WHAT YOU HAVE TO DO. Scan the material and copy every line in which "this" appears.

Saved data entries.

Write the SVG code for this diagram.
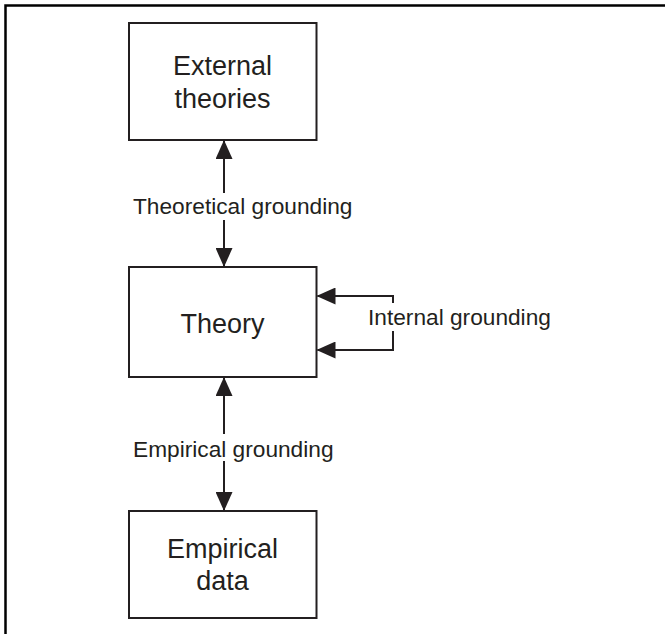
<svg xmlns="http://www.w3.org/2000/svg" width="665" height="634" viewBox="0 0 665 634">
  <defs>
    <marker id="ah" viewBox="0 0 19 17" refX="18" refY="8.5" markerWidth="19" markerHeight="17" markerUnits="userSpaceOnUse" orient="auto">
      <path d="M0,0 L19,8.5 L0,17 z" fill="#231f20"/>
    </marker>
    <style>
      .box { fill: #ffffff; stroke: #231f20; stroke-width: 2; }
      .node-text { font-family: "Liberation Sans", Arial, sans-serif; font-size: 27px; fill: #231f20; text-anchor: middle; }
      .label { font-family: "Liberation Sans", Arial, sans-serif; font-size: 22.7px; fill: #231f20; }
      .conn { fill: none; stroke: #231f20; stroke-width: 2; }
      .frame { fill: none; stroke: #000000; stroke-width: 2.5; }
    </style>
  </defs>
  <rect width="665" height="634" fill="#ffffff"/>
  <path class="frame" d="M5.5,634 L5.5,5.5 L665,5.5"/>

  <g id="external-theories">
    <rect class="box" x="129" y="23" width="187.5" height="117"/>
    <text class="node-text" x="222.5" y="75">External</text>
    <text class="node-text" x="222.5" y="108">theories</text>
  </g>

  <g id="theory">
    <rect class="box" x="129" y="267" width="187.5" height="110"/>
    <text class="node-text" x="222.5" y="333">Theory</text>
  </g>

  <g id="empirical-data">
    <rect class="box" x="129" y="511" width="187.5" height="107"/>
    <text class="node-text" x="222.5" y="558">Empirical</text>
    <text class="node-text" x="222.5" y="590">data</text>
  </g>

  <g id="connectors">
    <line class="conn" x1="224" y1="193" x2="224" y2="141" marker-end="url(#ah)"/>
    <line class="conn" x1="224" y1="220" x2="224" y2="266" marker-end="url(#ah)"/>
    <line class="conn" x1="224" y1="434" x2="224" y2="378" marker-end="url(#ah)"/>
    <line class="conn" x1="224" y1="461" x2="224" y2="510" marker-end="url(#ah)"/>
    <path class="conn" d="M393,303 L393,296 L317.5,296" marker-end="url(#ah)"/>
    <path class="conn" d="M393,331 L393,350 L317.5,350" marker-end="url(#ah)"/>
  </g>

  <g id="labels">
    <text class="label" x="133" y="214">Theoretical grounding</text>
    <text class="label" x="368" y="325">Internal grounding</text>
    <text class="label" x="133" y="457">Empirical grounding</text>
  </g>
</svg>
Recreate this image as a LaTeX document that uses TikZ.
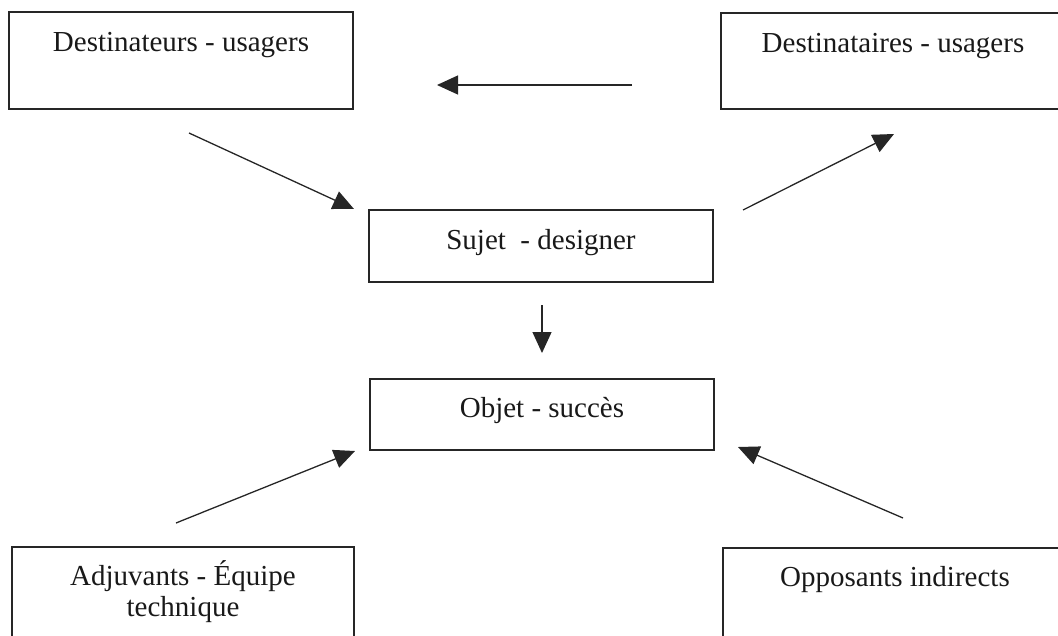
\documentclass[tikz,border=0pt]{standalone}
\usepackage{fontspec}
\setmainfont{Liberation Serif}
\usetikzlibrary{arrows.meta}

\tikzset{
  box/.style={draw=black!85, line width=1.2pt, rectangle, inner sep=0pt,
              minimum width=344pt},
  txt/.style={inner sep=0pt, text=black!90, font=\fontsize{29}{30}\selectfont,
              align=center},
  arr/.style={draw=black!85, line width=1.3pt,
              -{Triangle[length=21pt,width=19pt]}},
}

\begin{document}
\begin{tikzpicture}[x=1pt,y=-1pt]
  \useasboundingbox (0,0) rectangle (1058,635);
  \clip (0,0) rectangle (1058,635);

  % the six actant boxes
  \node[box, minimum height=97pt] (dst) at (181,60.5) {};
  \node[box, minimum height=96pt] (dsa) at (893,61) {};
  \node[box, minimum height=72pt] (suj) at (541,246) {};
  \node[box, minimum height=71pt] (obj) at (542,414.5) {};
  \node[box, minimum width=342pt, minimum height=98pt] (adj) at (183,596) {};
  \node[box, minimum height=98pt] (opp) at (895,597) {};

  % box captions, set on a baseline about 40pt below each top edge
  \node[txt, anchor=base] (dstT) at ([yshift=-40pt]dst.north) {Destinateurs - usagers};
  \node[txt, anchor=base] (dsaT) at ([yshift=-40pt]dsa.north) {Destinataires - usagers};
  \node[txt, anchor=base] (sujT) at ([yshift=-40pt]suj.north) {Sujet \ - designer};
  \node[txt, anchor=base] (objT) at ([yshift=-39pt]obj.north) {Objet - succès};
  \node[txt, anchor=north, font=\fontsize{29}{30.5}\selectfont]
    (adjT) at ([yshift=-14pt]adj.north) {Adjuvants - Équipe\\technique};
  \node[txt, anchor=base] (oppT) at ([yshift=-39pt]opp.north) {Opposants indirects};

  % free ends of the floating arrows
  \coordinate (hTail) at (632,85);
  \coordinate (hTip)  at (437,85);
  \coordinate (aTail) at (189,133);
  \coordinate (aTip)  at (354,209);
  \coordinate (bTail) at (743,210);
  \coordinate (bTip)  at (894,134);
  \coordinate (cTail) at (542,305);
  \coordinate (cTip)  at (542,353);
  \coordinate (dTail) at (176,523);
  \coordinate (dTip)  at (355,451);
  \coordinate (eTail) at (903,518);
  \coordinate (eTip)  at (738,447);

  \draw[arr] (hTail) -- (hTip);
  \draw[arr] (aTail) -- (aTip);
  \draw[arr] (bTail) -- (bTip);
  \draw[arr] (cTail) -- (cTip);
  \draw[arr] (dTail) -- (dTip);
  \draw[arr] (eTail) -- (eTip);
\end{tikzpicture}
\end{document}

OUTPUT.
Write the SVG code for this diagram.
Recreate this image as a LaTeX document that uses TikZ.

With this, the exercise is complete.